For a long time I thought of that as something I did for other people under the guise of mentoring. Resources to pass on. Ideas to share when someone asked.

It was only when I started through coaching, to name the values that had driven everything I did, that I understood. That collection wasn't for other people first, it was part of my own process. My own way of gathering, holding, returning to. My own version of the straight line that was never straight.


And somewhere in all of it, underneath the proving and the performing and the weight of representation, there was joy. There always had been. I just hadn't felt safe enough to let it show.

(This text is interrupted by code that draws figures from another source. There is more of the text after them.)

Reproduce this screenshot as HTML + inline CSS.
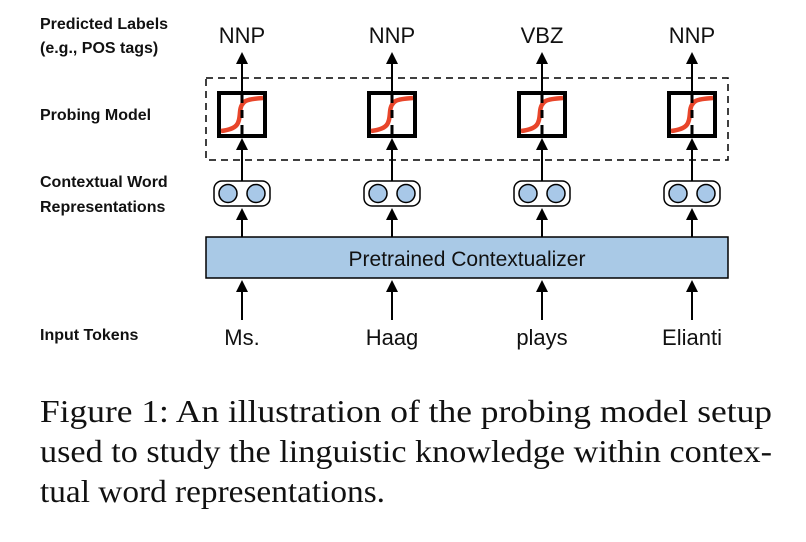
<!DOCTYPE html>
<html><head><meta charset="utf-8"><style>
html,body{margin:0;padding:0;background:#fff;}
svg{display:block}
.lab{font-family:"Liberation Sans",sans-serif;font-weight:bold;font-size:16px;fill:#111}
.tag{font-family:"Liberation Sans",sans-serif;font-size:22px;fill:#111}
.cap{font-family:"Liberation Serif",serif;font-size:32px;fill:#111}
</style></head><body>
<svg width="806" height="542" viewBox="0 0 806 542" xmlns="http://www.w3.org/2000/svg">
<defs>
<g id="col">
  <line x1="0" y1="62" x2="0" y2="98" stroke="#000" stroke-width="2"/>
  <polygon points="-6,64 6,64 0,52" fill="#000"/>
  <rect x="-23" y="93" width="46" height="43" fill="#fff" stroke="#000" stroke-width="4"/>
  <path d="M-21,131 C-4,129 -3,124 -2,112 C-1,100 5,99 21,98" fill="none" stroke="#e8452a" stroke-width="4.5"/>
  <line x1="0" y1="93" x2="0" y2="103" stroke="#000" stroke-width="3"/>
  <line x1="0" y1="110" x2="0" y2="118" stroke="#000" stroke-width="3"/>
  <line x1="0" y1="125" x2="0" y2="135" stroke="#000" stroke-width="3"/>
  <line x1="0" y1="148" x2="0" y2="181" stroke="#000" stroke-width="2"/>
  <polygon points="-6,150 6,150 0,138" fill="#000"/>
  <rect x="-28" y="181" width="56" height="25" rx="8" fill="#fff" stroke="#000" stroke-width="1.5"/>
  <circle cx="-14" cy="193.5" r="9" fill="#a8c8e8" stroke="#000" stroke-width="1.5"/>
  <circle cx="14" cy="193.5" r="9" fill="#a8c8e8" stroke="#000" stroke-width="1.5"/>
  <line x1="0" y1="218" x2="0" y2="237" stroke="#000" stroke-width="2"/>
  <polygon points="-6,220 6,220 0,208" fill="#000"/>
  <line x1="0" y1="290" x2="0" y2="320" stroke="#000" stroke-width="2"/>
  <polygon points="-6,292 6,292 0,280" fill="#000"/>
</g>
</defs>
<rect x="206" y="78" width="522" height="82" fill="none" stroke="#000" stroke-width="1.5" stroke-dasharray="7,5"/>
<use href="#col" x="242"/>
<use href="#col" x="392"/>
<use href="#col" x="542"/>
<use href="#col" x="692"/>
<rect x="206" y="237" width="522" height="41" fill="#a9c9e6" stroke="#000" stroke-width="1.5"/>
<text class="tag" x="467" y="266" text-anchor="middle" style="font-size:21px">Pretrained Contextualizer</text>

<text class="tag" x="242" y="43" text-anchor="middle">NNP</text>
<text class="tag" x="392" y="43" text-anchor="middle">NNP</text>
<text class="tag" x="542" y="43" text-anchor="middle">VBZ</text>
<text class="tag" x="692" y="43" text-anchor="middle">NNP</text>

<text class="tag" x="242" y="345" text-anchor="middle">Ms.</text>
<text class="tag" x="392" y="345" text-anchor="middle">Haag</text>
<text class="tag" x="542" y="345" text-anchor="middle">plays</text>
<text class="tag" x="692" y="345" text-anchor="middle">Elianti</text>

<text class="lab" x="40" y="29">Predicted Labels</text>
<text class="lab" x="40" y="53">(e.g., POS tags)</text>
<text class="lab" x="40" y="120">Probing Model</text>
<text class="lab" x="40" y="187">Contextual Word</text>
<text class="lab" x="40" y="212">Representations</text>
<text class="lab" x="40" y="340">Input Tokens</text>

<text class="cap" x="40" y="422" textLength="732" lengthAdjust="spacingAndGlyphs">Figure 1:  An illustration of the probing model setup</text>
<text class="cap" x="40" y="462" textLength="732" lengthAdjust="spacingAndGlyphs">used to study the linguistic knowledge within contex-</text>
<text class="cap" x="40" y="502" textLength="345" lengthAdjust="spacingAndGlyphs">tual word representations.</text>
</svg>
</body></html>
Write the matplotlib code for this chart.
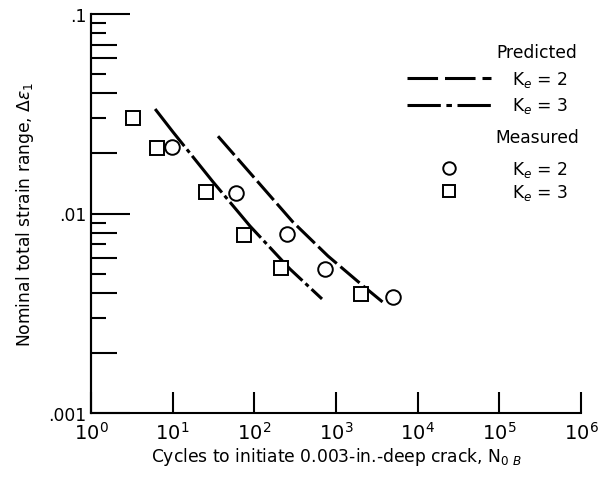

There is no right way to lead. There is no right way to think, or plan, or produce the work that moves your school forward. What matters is whether your method aligns with who you actually are, not who the template told you to be.


A growth mindset, in its truest sense, isn't about adopting someone else's system. It's about learning to recognise your own data when it arrives. The thought in the shower. The line in the book. The thing a child says that reframes everything. The feeling that something isn't finished yet, even when the document says it is.

Notice it. Write it down. Don't action it yet. Just file it somewhere safe. That is not a messy process. That is how some of the best leaders I know do their finest work. In the gaps, in the quiet, in the spaces between the template and the truth of who they are.


And I want to say something directly to the person reading this who recognises themselves in it, be that because of your race, gender, sexual orientation, class, disability, or any other part of who you are that the system was not build to accomodate.


The person who has spent their career performing a version of leadership that was never quite theirs. Who has never had a space where they could put the burden down. Who has felt the weight of representation sitting alongside the absolute knowledge that they are good enough, more than good enough; and felt both things, simultaneously, every single day.


You don't have to have been leading for twenty years to carry that weight. I carried it from day one. Leadership is not a destination you arrive at after enough experience or the right set of letters after your name. It is a way of seeing, a way of thinking, a way of being in the world. And if you have ever walked into a room and known in your bones that you were the right person to lead something, even before anyone else could see it? You were already a leader.


You deserve a space where that is seen. Where the whole of you is an asset, not a liability to be managed. Where you can finally, fully, put the burden down.


And somewhere on the other side of that, I promise you, the joy comes back.